§ **Goal**
The data below should be printed in full, exactly, and without any of its images.

§ **Supplied material**

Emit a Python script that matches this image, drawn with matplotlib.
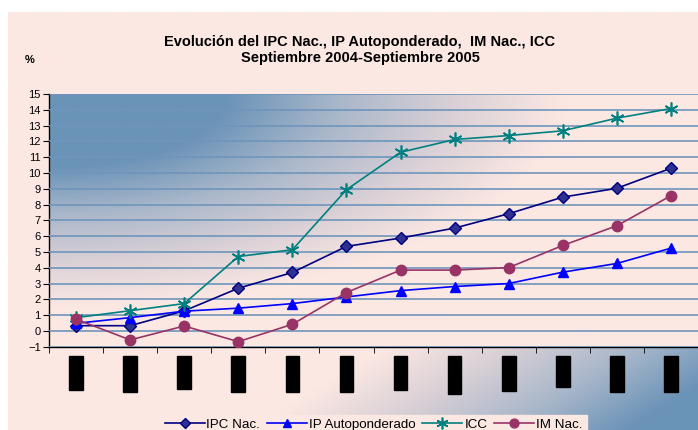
import numpy as np
import matplotlib
matplotlib.use("Agg")
import matplotlib.pyplot as plt
from matplotlib.colors import LinearSegmentedColormap

plt.rcParams['font.family'] = ['Liberation Sans', 'DejaVu Sans']

# data
meses = ['Oct-04', 'Nov-04', 'Dic-04', 'Ene-05', 'Feb-05', 'Mar-05',
         'Abr-05', 'May-05', 'Jun-05', 'Jul-05', 'Ago-05', 'Sep-05']
ipc_nac = [0.33, 0.33, 1.27, 2.70, 3.70, 5.35, 5.88, 6.51, 7.42, 8.47, 9.03, 10.30]
ip_auto = [0.48, 0.84, 1.25, 1.44, 1.73, 2.15, 2.55, 2.81, 3.00, 3.72, 4.27, 5.24]
icc = [0.84, 1.28, 1.73, 4.71, 5.14, 8.94, 11.31, 12.12, 12.37, 12.67, 13.47, 14.08]
im_nac = [0.74, -0.57, 0.31, -0.68, 0.42, 2.43, 3.85, 3.85, 4.01, 5.41, 6.66, 8.56]

W, H = 698, 430
pink = '#fce8e3'
blue = '#6b93b8'
cmap = LinearSegmentedColormap.from_list('pb', [pink, '#d9d0d6', '#a9b7ca', blue])

fig = plt.figure(figsize=(W / 100, H / 100), dpi=100, facecolor='white')

# background of the chart area (pink -> blue at bottom right)
bg = fig.add_axes([8 / W, 0, 1 - 8 / W, 1 - 12 / H], zorder=-10)
u, v = np.meshgrid(np.linspace(0, 1, 300), np.linspace(0, 1, 200))
t = np.clip((u + v - 1.35) / 0.55, 0, 1)
bg.imshow(t, cmap=cmap, vmin=0, vmax=1, aspect='auto', extent=(0, 1, 1, 0))
bg.set_axis_off()

# plot area
ax = fig.add_axes([49 / W, 83.3 / H, 649 / W, 252.7 / H])
u, v = np.meshgrid(np.linspace(0, 1, 300), np.linspace(0, 1, 200))
r = np.sqrt((u / 0.85) ** 2 + (v / 0.9) ** 2)
tp = 1 - np.clip((r - 0.32) / 0.62, 0, 1)
ax.imshow(tp, cmap=cmap, vmin=0, vmax=1, aspect='auto',
          extent=(-0.5, 11.5, -1, 15), zorder=0)

x = np.arange(len(meses))
ax.plot(x, ipc_nac, color='#000080', lw=1.2, marker='D', ms=6.5,
        mfc='#2e3192', mec='#000080', label='IPC Nac.', zorder=5)
ax.plot(x, ip_auto, color='#0000ff', lw=1.2, marker='^', ms=6.5,
        mfc='#0000ff', mec='#0000ff', label='IP Autoponderado', zorder=5)
ax.plot(x, icc, color='#008080', lw=1.2, marker=(6, 2, 0), ms=10, mew=1.2,
        mec='#008080', label='ICC', zorder=5)
ax.plot(x, im_nac, color='#993366', lw=1.2, marker='o', ms=7.5,
        mfc='#993366', mec='#993366', label='IM Nac.', zorder=5)

ax.set_xlim(-0.5, 11.5)
ax.set_ylim(-1, 15)
ax.set_yticks(range(-1, 16))
ax.grid(axis='y', color='#6f95bb', lw=1.2, zorder=1)
ax.set_axisbelow(False)
for s in ['top', 'right']:
    ax.spines[s].set_visible(False)
ax.spines['left'].set_linewidth(1)
ax.spines['bottom'].set_linewidth(1)
ax.tick_params(axis='y', labelsize=8, length=4, direction='out', pad=2)

ax.set_xticks(x)
ax.set_xticklabels(meses, rotation=90, fontsize=7.3, color='black', va='top')
for lab in ax.get_xticklabels():
    lab.set_bbox(dict(facecolor='black', edgecolor='black', pad=1.3))
ax.set_xticks(np.arange(-0.5, 12, 1), minor=True)
ax.tick_params(axis='x', which='major', length=0, pad=8)
ax.tick_params(axis='x', which='minor', length=4, direction='out')

fig.text(0.5 * (145 + 575) / W, 1 - 42 / H,
         'Evolución del IPC Nac., IP Autoponderado,  IM Nac., ICC',
         ha='center', va='center', fontsize=10.5, fontweight='bold')
fig.text(0.5 * (145 + 575) / W, 1 - 58 / H, 'Septiembre 2004-Septiembre 2005',
         ha='center', va='center', fontsize=10.5, fontweight='bold')
fig.text(30 / W, 1 - 60 / H, '%', ha='center', va='center', fontsize=8,
         fontweight='bold')

leg = fig.legend(loc='lower center', bbox_to_anchor=(373.5 / W, -0.012), ncol=4,
                 fontsize=9.6, frameon=True, fancybox=False, facecolor=pink,
                 edgecolor=pink, framealpha=1, handlelength=3.0,
                 handletextpad=0.15, columnspacing=0.5, borderpad=0.3,
                 borderaxespad=0, markerscale=0.85)

fig.savefig('out.png', dpi=100, facecolor='white')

§ **Correct output**
Emit a Python script that matches this image, drawn with matplotlib.
import numpy as np
import matplotlib
matplotlib.use("Agg")
import matplotlib.pyplot as plt
from matplotlib.colors import LinearSegmentedColormap

plt.rcParams['font.family'] = ['Liberation Sans', 'DejaVu Sans']

# data
meses = ['Oct-04', 'Nov-04', 'Dic-04', 'Ene-05', 'Feb-05', 'Mar-05',
         'Abr-05', 'May-05', 'Jun-05', 'Jul-05', 'Ago-05', 'Sep-05']
ipc_nac = [0.33, 0.33, 1.27, 2.70, 3.70, 5.35, 5.88, 6.51, 7.42, 8.47, 9.03, 10.30]
ip_auto = [0.48, 0.84, 1.25, 1.44, 1.73, 2.15, 2.55, 2.81, 3.00, 3.72, 4.27, 5.24]
icc = [0.84, 1.28, 1.73, 4.71, 5.14, 8.94, 11.31, 12.12, 12.37, 12.67, 13.47, 14.08]
im_nac = [0.74, -0.57, 0.31, -0.68, 0.42, 2.43, 3.85, 3.85, 4.01, 5.41, 6.66, 8.56]

W, H = 698, 430
pink = '#fce8e3'
blue = '#6b93b8'
cmap = LinearSegmentedColormap.from_list('pb', [pink, '#d9d0d6', '#a9b7ca', blue])

fig = plt.figure(figsize=(W / 100, H / 100), dpi=100, facecolor='white')

# background of the chart area (pink -> blue at bottom right)
bg = fig.add_axes([8 / W, 0, 1 - 8 / W, 1 - 12 / H], zorder=-10)
u, v = np.meshgrid(np.linspace(0, 1, 300), np.linspace(0, 1, 200))
t = np.clip((u + v - 1.35) / 0.55, 0, 1)
bg.imshow(t, cmap=cmap, vmin=0, vmax=1, aspect='auto', extent=(0, 1, 1, 0))
bg.set_axis_off()

# plot area
ax = fig.add_axes([49 / W, 83.3 / H, 649 / W, 252.7 / H])
u, v = np.meshgrid(np.linspace(0, 1, 300), np.linspace(0, 1, 200))
r = np.sqrt((u / 0.85) ** 2 + (v / 0.9) ** 2)
tp = 1 - np.clip((r - 0.32) / 0.62, 0, 1)
ax.imshow(tp, cmap=cmap, vmin=0, vmax=1, aspect='auto',
          extent=(-0.5, 11.5, -1, 15), zorder=0)

x = np.arange(len(meses))
ax.plot(x, ipc_nac, color='#000080', lw=1.2, marker='D', ms=6.5,
        mfc='#2e3192', mec='#000080', label='IPC Nac.', zorder=5)
ax.plot(x, ip_auto, color='#0000ff', lw=1.2, marker='^', ms=6.5,
        mfc='#0000ff', mec='#0000ff', label='IP Autoponderado', zorder=5)
ax.plot(x, icc, color='#008080', lw=1.2, marker=(6, 2, 0), ms=10, mew=1.2,
        mec='#008080', label='ICC', zorder=5)
ax.plot(x, im_nac, color='#993366', lw=1.2, marker='o', ms=7.5,
        mfc='#993366', mec='#993366', label='IM Nac.', zorder=5)

ax.set_xlim(-0.5, 11.5)
ax.set_ylim(-1, 15)
ax.set_yticks(range(-1, 16))
ax.grid(axis='y', color='#6f95bb', lw=1.2, zorder=1)
ax.set_axisbelow(False)
for s in ['top', 'right']:
    ax.spines[s].set_visible(False)
ax.spines['left'].set_linewidth(1)
ax.spines['bottom'].set_linewidth(1)
ax.tick_params(axis='y', labelsize=8, length=4, direction='out', pad=2)

ax.set_xticks(x)
ax.set_xticklabels(meses, rotation=90, fontsize=7.3, color='black', va='top')
for lab in ax.get_xticklabels():
    lab.set_bbox(dict(facecolor='black', edgecolor='black', pad=1.3))
ax.set_xticks(np.arange(-0.5, 12, 1), minor=True)
ax.tick_params(axis='x', which='major', length=0, pad=8)
ax.tick_params(axis='x', which='minor', length=4, direction='out')

fig.text(0.5 * (145 + 575) / W, 1 - 42 / H,
         'Evolución del IPC Nac., IP Autoponderado,  IM Nac., ICC',
         ha='center', va='center', fontsize=10.5, fontweight='bold')
fig.text(0.5 * (145 + 575) / W, 1 - 58 / H, 'Septiembre 2004-Septiembre 2005',
         ha='center', va='center', fontsize=10.5, fontweight='bold')
fig.text(30 / W, 1 - 60 / H, '%', ha='center', va='center', fontsize=8,
         fontweight='bold')

leg = fig.legend(loc='lower center', bbox_to_anchor=(373.5 / W, -0.012), ncol=4,
                 fontsize=9.6, frameon=True, fancybox=False, facecolor=pink,
                 edgecolor=pink, framealpha=1, handlelength=3.0,
                 handletextpad=0.15, columnspacing=0.5, borderpad=0.3,
                 borderaxespad=0, markerscale=0.85)

fig.savefig('out.png', dpi=100, facecolor='white')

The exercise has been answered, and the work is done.